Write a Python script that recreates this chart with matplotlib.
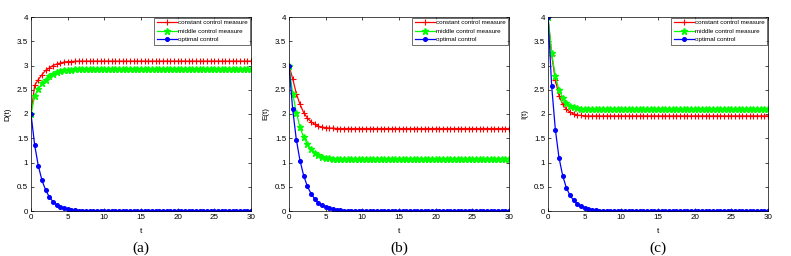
import matplotlib

matplotlib.use("Agg")

import matplotlib.pyplot as plt

# time grid (step 0.5)
t = [
    0.0, 0.5, 1.0, 1.5, 2.0, 2.5, 3.0, 3.5, 4.0, 4.5,
    5.0, 5.5, 6.0, 6.5, 7.0, 7.5, 8.0, 8.5, 9.0, 9.5,
    10.0, 10.5, 11.0, 11.5, 12.0, 12.5, 13.0, 13.5, 14.0, 14.5,
    15.0, 15.5, 16.0, 16.5, 17.0, 17.5, 18.0, 18.5, 19.0, 19.5,
    20.0, 20.5, 21.0, 21.5, 22.0, 22.5, 23.0, 23.5, 24.0, 24.5,
    25.0, 25.5, 26.0, 26.5, 27.0, 27.5, 28.0, 28.5, 29.0, 29.5,
    30.0,
]

# panel (a) D(t)
D_const = [
    2.00, 2.59, 2.71, 2.81, 2.90, 2.95, 3.00, 3.03, 3.05, 3.07,
    3.08, 3.08, 3.09, 3.09, 3.09, 3.09, 3.09, 3.09, 3.09, 3.09,
    3.09, 3.09, 3.09, 3.09, 3.09, 3.09, 3.09, 3.09, 3.09, 3.09,
    3.09, 3.09, 3.09, 3.09, 3.09, 3.09, 3.09, 3.09, 3.09, 3.09,
    3.09, 3.09, 3.09, 3.09, 3.09, 3.09, 3.09, 3.09, 3.09, 3.09,
    3.09, 3.09, 3.09, 3.09, 3.09, 3.09, 3.09, 3.09, 3.09, 3.09,
    3.09,
]
D_mid = [
    2.00, 2.37, 2.52, 2.63, 2.71, 2.78, 2.83, 2.86, 2.89, 2.90,
    2.91, 2.91, 2.92, 2.92, 2.92, 2.92, 2.92, 2.92, 2.92, 2.92,
    2.92, 2.92, 2.92, 2.92, 2.92, 2.92, 2.92, 2.92, 2.92, 2.92,
    2.92, 2.92, 2.92, 2.92, 2.92, 2.92, 2.92, 2.92, 2.92, 2.92,
    2.92, 2.92, 2.92, 2.92, 2.92, 2.92, 2.92, 2.92, 2.92, 2.92,
    2.92, 2.92, 2.92, 2.92, 2.92, 2.92, 2.92, 2.92, 2.92, 2.92,
    2.92,
]
D_opt = [
    2.00, 1.36, 0.93, 0.63, 0.43, 0.29, 0.19, 0.13, 0.09, 0.06,
    0.04, 0.03, 0.02, 0.01, 0.01, 0.01, 0.00, 0.00, 0.00, 0.00,
    0.00, 0.00, 0.00, 0.00, 0.00, 0.00, 0.00, 0.00, 0.00, 0.00,
    0.00, 0.00, 0.00, 0.00, 0.00, 0.00, 0.00, 0.00, 0.00, 0.00,
    0.00, 0.00, 0.00, 0.00, 0.00, 0.00, 0.00, 0.00, 0.00, 0.00,
    0.00, 0.00, 0.00, 0.00, 0.00, 0.00, 0.00, 0.00, 0.00, 0.00,
    0.00,
]

# panel (b) E(t)
E_const = [
    3.00, 2.73, 2.42, 2.20, 2.03, 1.92, 1.84, 1.79, 1.75, 1.73,
    1.72, 1.71, 1.71, 1.70, 1.70, 1.70, 1.70, 1.70, 1.70, 1.70,
    1.70, 1.70, 1.70, 1.70, 1.70, 1.70, 1.70, 1.70, 1.70, 1.70,
    1.70, 1.70, 1.70, 1.70, 1.70, 1.70, 1.70, 1.70, 1.70, 1.70,
    1.70, 1.70, 1.70, 1.70, 1.70, 1.70, 1.70, 1.70, 1.70, 1.70,
    1.70, 1.70, 1.70, 1.70, 1.70, 1.70, 1.70, 1.70, 1.70, 1.70,
    1.70,
]
E_mid = [
    3.00, 2.42, 2.03, 1.73, 1.52, 1.38, 1.28, 1.20, 1.15, 1.12,
    1.10, 1.09, 1.08, 1.08, 1.07, 1.07, 1.07, 1.07, 1.07, 1.07,
    1.07, 1.07, 1.07, 1.07, 1.07, 1.07, 1.07, 1.07, 1.07, 1.07,
    1.07, 1.07, 1.07, 1.07, 1.07, 1.07, 1.07, 1.07, 1.07, 1.07,
    1.07, 1.07, 1.07, 1.07, 1.07, 1.07, 1.07, 1.07, 1.07, 1.07,
    1.07, 1.07, 1.07, 1.07, 1.07, 1.07, 1.07, 1.07, 1.07, 1.07,
    1.07,
]
E_opt = [
    3.00, 2.10, 1.47, 1.04, 0.73, 0.51, 0.36, 0.25, 0.17, 0.12,
    0.08, 0.06, 0.04, 0.03, 0.02, 0.01, 0.01, 0.01, 0.00, 0.00,
    0.00, 0.00, 0.00, 0.00, 0.00, 0.00, 0.00, 0.00, 0.00, 0.00,
    0.00, 0.00, 0.00, 0.00, 0.00, 0.00, 0.00, 0.00, 0.00, 0.00,
    0.00, 0.00, 0.00, 0.00, 0.00, 0.00, 0.00, 0.00, 0.00, 0.00,
    0.00, 0.00, 0.00, 0.00, 0.00, 0.00, 0.00, 0.00, 0.00, 0.00,
    0.00,
]

# panel (c) I(t)
I_const = [
    4.00, 3.22, 2.70, 2.38, 2.20, 2.10, 2.04, 2.00, 1.98, 1.97,
    1.96, 1.96, 1.96, 1.96, 1.96, 1.96, 1.96, 1.96, 1.96, 1.96,
    1.96, 1.96, 1.96, 1.96, 1.96, 1.96, 1.96, 1.96, 1.96, 1.96,
    1.96, 1.96, 1.96, 1.96, 1.96, 1.96, 1.96, 1.96, 1.96, 1.96,
    1.96, 1.96, 1.96, 1.96, 1.96, 1.96, 1.96, 1.96, 1.96, 1.96,
    1.96, 1.96, 1.96, 1.96, 1.96, 1.96, 1.96, 1.96, 1.96, 1.96,
    1.96,
]
I_mid = [
    4.00, 3.26, 2.78, 2.50, 2.33, 2.23, 2.17, 2.14, 2.12, 2.11,
    2.10, 2.10, 2.10, 2.10, 2.10, 2.10, 2.10, 2.10, 2.10, 2.10,
    2.10, 2.10, 2.10, 2.10, 2.10, 2.10, 2.10, 2.10, 2.10, 2.10,
    2.10, 2.10, 2.10, 2.10, 2.10, 2.10, 2.10, 2.10, 2.10, 2.10,
    2.10, 2.10, 2.10, 2.10, 2.10, 2.10, 2.10, 2.10, 2.10, 2.10,
    2.10, 2.10, 2.10, 2.10, 2.10, 2.10, 2.10, 2.10, 2.10, 2.10,
    2.10,
]
I_opt = [
    4.00, 2.58, 1.68, 1.10, 0.73, 0.48, 0.32, 0.22, 0.15, 0.10,
    0.07, 0.05, 0.03, 0.02, 0.01, 0.01, 0.01, 0.00, 0.00, 0.00,
    0.00, 0.00, 0.00, 0.00, 0.00, 0.00, 0.00, 0.00, 0.00, 0.00,
    0.00, 0.00, 0.00, 0.00, 0.00, 0.00, 0.00, 0.00, 0.00, 0.00,
    0.00, 0.00, 0.00, 0.00, 0.00, 0.00, 0.00, 0.00, 0.00, 0.00,
    0.00, 0.00, 0.00, 0.00, 0.00, 0.00, 0.00, 0.00, 0.00, 0.00,
    0.00,
]

panels = [
    ("D(t)", "(a)", D_const, D_mid, D_opt),
    ("E(t)", "(b)", E_const, E_mid, E_opt),
    ("I(t)", "(c)", I_const, I_mid, I_opt),
]
lefts = [31, 289, 548]

plt.rcParams["font.family"] = ["Liberation Sans", "DejaVu Sans"]

W, H = 791, 256
fig = plt.figure(figsize=(W / 100, H / 100), dpi=100)

for left, (ylab, tag, c_vals, m_vals, o_vals) in zip(lefts, panels):
    ax = fig.add_axes([left / W, 45 / H, 220 / W, 194 / H])
    ax.plot(t, c_vals, color="#ff0000", marker="+", markersize=4.5,
            markeredgewidth=0.8, linewidth=0.9, label="constant control measure")
    ax.plot(t, m_vals, color="#00ff00", marker="*", markersize=5,
            linewidth=0.9, label="middle control measure")
    ax.plot(t, o_vals, color="#0000ff", marker="o", markersize=2.6,
            linewidth=0.9, label="optimal control")

    ax.set_xlim(0, 30)
    ax.set_ylim(0, 4)
    ax.set_xticks([0, 5, 10, 15, 20, 25, 30])
    ax.set_yticks([0, 0.5, 1, 1.5, 2, 2.5, 3, 3.5, 4])
    ax.set_yticklabels(["0", "0.5", "1", "1.5", "2", "2.5", "3", "3.5", "4"])
    ax.tick_params(direction="in", length=2, width=0.5, labelsize=5.8,
                   top=True, right=True, pad=2)
    for sp in ax.spines.values():
        sp.set_linewidth(0.5)
    ax.set_ylabel(ylab, fontsize=5.8, labelpad=4)
    ax.set_xlabel("t", fontsize=6, labelpad=5)

    leg = ax.legend(loc="upper right", fontsize=4.5, frameon=True, fancybox=False,
                    borderaxespad=0.1, handlelength=3.2, handletextpad=0.25,
                    labelspacing=0.5, borderpad=0.4)
    leg.get_frame().set_edgecolor("black")
    leg.get_frame().set_linewidth(0.5)

    ax.text(0.5, -0.155, tag, transform=ax.transAxes, ha="center", va="top",
            fontsize=11, family=["Liberation Serif", "DejaVu Serif"])

fig.savefig("out.png", dpi=100, facecolor="white")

Instructions for the task: Gather each line holding the string "matplotlib".

Problem solution:
Write a Python script that recreates this chart with matplotlib.
import matplotlib
matplotlib.use("Agg")
import matplotlib.pyplot as plt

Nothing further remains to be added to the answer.